-- begin --

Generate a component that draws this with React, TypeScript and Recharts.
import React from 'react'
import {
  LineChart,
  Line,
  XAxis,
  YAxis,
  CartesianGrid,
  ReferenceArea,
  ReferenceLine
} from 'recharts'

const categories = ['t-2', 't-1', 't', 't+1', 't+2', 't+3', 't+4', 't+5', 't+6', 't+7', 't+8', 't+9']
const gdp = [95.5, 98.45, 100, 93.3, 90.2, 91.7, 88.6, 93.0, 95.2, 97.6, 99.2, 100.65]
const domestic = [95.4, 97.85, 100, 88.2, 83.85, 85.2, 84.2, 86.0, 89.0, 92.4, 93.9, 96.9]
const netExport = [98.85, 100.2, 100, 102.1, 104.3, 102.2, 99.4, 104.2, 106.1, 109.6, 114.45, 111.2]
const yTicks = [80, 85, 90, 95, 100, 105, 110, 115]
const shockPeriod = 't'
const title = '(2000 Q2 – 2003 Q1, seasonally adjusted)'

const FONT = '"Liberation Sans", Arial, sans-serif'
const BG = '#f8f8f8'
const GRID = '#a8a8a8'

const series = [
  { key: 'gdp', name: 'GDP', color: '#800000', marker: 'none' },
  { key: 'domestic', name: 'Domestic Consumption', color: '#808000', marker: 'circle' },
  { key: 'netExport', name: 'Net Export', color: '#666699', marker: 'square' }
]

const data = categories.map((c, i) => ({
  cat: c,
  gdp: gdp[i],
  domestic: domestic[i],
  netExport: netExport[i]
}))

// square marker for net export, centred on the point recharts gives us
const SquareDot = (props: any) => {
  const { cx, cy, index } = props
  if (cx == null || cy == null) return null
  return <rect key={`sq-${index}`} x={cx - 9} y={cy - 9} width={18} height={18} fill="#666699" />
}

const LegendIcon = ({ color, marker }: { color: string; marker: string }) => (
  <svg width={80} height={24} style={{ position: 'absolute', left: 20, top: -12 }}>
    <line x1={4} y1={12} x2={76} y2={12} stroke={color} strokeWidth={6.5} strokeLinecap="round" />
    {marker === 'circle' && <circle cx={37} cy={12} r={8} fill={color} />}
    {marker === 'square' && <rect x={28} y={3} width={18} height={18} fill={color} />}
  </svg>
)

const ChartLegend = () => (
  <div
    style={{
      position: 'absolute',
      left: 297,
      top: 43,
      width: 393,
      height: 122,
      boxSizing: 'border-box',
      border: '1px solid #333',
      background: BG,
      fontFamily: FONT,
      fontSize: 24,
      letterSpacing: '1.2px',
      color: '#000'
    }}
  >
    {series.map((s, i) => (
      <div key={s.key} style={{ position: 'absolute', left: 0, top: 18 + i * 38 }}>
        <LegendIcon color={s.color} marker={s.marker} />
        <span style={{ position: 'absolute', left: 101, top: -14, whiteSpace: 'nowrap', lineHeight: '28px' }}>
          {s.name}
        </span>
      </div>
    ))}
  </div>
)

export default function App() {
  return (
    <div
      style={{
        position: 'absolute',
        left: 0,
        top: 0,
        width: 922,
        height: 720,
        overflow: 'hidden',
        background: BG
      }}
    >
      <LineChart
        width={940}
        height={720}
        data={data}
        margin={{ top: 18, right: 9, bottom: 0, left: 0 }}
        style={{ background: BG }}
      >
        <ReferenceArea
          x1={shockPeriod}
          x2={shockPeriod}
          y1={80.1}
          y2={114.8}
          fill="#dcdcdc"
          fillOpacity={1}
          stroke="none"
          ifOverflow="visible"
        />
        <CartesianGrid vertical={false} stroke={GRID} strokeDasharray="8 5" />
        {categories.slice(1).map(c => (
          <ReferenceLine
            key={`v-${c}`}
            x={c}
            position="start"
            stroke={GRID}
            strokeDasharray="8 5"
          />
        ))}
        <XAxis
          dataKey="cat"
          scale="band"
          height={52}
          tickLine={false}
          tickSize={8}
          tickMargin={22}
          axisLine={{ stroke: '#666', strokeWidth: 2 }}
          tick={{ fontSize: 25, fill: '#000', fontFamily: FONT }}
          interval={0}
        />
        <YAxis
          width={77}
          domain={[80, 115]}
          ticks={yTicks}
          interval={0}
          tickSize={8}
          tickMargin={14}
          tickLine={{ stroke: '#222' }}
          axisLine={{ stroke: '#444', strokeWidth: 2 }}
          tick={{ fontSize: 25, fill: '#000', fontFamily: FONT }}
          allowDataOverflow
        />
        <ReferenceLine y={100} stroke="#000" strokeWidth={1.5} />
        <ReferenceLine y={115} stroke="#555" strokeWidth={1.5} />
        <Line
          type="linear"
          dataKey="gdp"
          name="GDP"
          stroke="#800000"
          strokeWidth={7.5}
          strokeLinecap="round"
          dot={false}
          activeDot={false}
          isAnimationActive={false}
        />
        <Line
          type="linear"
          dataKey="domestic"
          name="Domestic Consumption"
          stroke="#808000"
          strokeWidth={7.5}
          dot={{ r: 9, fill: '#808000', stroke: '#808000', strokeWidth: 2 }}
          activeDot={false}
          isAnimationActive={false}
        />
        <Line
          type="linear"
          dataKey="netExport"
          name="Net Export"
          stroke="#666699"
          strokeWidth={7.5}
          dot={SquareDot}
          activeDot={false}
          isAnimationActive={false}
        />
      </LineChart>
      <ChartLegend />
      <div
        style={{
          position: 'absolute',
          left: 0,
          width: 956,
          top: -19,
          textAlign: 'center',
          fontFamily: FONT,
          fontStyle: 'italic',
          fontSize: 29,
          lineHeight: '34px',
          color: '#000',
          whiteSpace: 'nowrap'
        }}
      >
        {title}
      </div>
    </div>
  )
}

-- end --

◆ **AIM**
Can you give every line above again, exactly as written?

◆ **TASK RESULT**
Generate a component that draws this with React, TypeScript and Recharts.
import React from 'react'
import {
  LineChart,
  Line,
  XAxis,
  YAxis,
  CartesianGrid,
  ReferenceArea,
  ReferenceLine
} from 'recharts'

const categories = ['t-2', 't-1', 't', 't+1', 't+2', 't+3', 't+4', 't+5', 't+6', 't+7', 't+8', 't+9']
const gdp = [95.5, 98.45, 100, 93.3, 90.2, 91.7, 88.6, 93.0, 95.2, 97.6, 99.2, 100.65]
const domestic = [95.4, 97.85, 100, 88.2, 83.85, 85.2, 84.2, 86.0, 89.0, 92.4, 93.9, 96.9]
const netExport = [98.85, 100.2, 100, 102.1, 104.3, 102.2, 99.4, 104.2, 106.1, 109.6, 114.45, 111.2]
const yTicks = [80, 85, 90, 95, 100, 105, 110, 115]
const shockPeriod = 't'
const title = '(2000 Q2 – 2003 Q1, seasonally adjusted)'

const FONT = '"Liberation Sans", Arial, sans-serif'
const BG = '#f8f8f8'
const GRID = '#a8a8a8'

const series = [
  { key: 'gdp', name: 'GDP', color: '#800000', marker: 'none' },
  { key: 'domestic', name: 'Domestic Consumption', color: '#808000', marker: 'circle' },
  { key: 'netExport', name: 'Net Export', color: '#666699', marker: 'square' }
]

const data = categories.map((c, i) => ({
  cat: c,
  gdp: gdp[i],
  domestic: domestic[i],
  netExport: netExport[i]
}))

// square marker for net export, centred on the point recharts gives us
const SquareDot = (props: any) => {
  const { cx, cy, index } = props
  if (cx == null || cy == null) return null
  return <rect key={`sq-${index}`} x={cx - 9} y={cy - 9} width={18} height={18} fill="#666699" />
}

const LegendIcon = ({ color, marker }: { color: string; marker: string }) => (
  <svg width={80} height={24} style={{ position: 'absolute', left: 20, top: -12 }}>
    <line x1={4} y1={12} x2={76} y2={12} stroke={color} strokeWidth={6.5} strokeLinecap="round" />
    {marker === 'circle' && <circle cx={37} cy={12} r={8} fill={color} />}
    {marker === 'square' && <rect x={28} y={3} width={18} height={18} fill={color} />}
  </svg>
)

const ChartLegend = () => (
  <div
    style={{
      position: 'absolute',
      left: 297,
      top: 43,
      width: 393,
      height: 122,
      boxSizing: 'border-box',
      border: '1px solid #333',
      background: BG,
      fontFamily: FONT,
      fontSize: 24,
      letterSpacing: '1.2px',
      color: '#000'
    }}
  >
    {series.map((s, i) => (
      <div key={s.key} style={{ position: 'absolute', left: 0, top: 18 + i * 38 }}>
        <LegendIcon color={s.color} marker={s.marker} />
        <span style={{ position: 'absolute', left: 101, top: -14, whiteSpace: 'nowrap', lineHeight: '28px' }}>
          {s.name}
        </span>
      </div>
    ))}
  </div>
)

export default function App() {
  return (
    <div
      style={{
        position: 'absolute',
        left: 0,
        top: 0,
        width: 922,
        height: 720,
        overflow: 'hidden',
        background: BG
      }}
    >
      <LineChart
        width={940}
        height={720}
        data={data}
        margin={{ top: 18, right: 9, bottom: 0, left: 0 }}
        style={{ background: BG }}
      >
        <ReferenceArea
          x1={shockPeriod}
          x2={shockPeriod}
          y1={80.1}
          y2={114.8}
          fill="#dcdcdc"
          fillOpacity={1}
          stroke="none"
          ifOverflow="visible"
        />
        <CartesianGrid vertical={false} stroke={GRID} strokeDasharray="8 5" />
        {categories.slice(1).map(c => (
          <ReferenceLine
            key={`v-${c}`}
            x={c}
            position="start"
            stroke={GRID}
            strokeDasharray="8 5"
          />
        ))}
        <XAxis
          dataKey="cat"
          scale="band"
          height={52}
          tickLine={false}
          tickSize={8}
          tickMargin={22}
          axisLine={{ stroke: '#666', strokeWidth: 2 }}
          tick={{ fontSize: 25, fill: '#000', fontFamily: FONT }}
          interval={0}
        />
        <YAxis
          width={77}
          domain={[80, 115]}
          ticks={yTicks}
          interval={0}
          tickSize={8}
          tickMargin={14}
          tickLine={{ stroke: '#222' }}
          axisLine={{ stroke: '#444', strokeWidth: 2 }}
          tick={{ fontSize: 25, fill: '#000', fontFamily: FONT }}
          allowDataOverflow
        />
        <ReferenceLine y={100} stroke="#000" strokeWidth={1.5} />
        <ReferenceLine y={115} stroke="#555" strokeWidth={1.5} />
        <Line
          type="linear"
          dataKey="gdp"
          name="GDP"
          stroke="#800000"
          strokeWidth={7.5}
          strokeLinecap="round"
          dot={false}
          activeDot={false}
          isAnimationActive={false}
        />
        <Line
          type="linear"
          dataKey="domestic"
          name="Domestic Consumption"
          stroke="#808000"
          strokeWidth={7.5}
          dot={{ r: 9, fill: '#808000', stroke: '#808000', strokeWidth: 2 }}
          activeDot={false}
          isAnimationActive={false}
        />
        <Line
          type="linear"
          dataKey="netExport"
          name="Net Export"
          stroke="#666699"
          strokeWidth={7.5}
          dot={SquareDot}
          activeDot={false}
          isAnimationActive={false}
        />
      </LineChart>
      <ChartLegend />
      <div
        style={{
          position: 'absolute',
          left: 0,
          width: 956,
          top: -19,
          textAlign: 'center',
          fontFamily: FONT,
          fontStyle: 'italic',
          fontSize: 29,
          lineHeight: '34px',
          color: '#000',
          whiteSpace: 'nowrap'
        }}
      >
        {title}
      </div>
    </div>
  )
}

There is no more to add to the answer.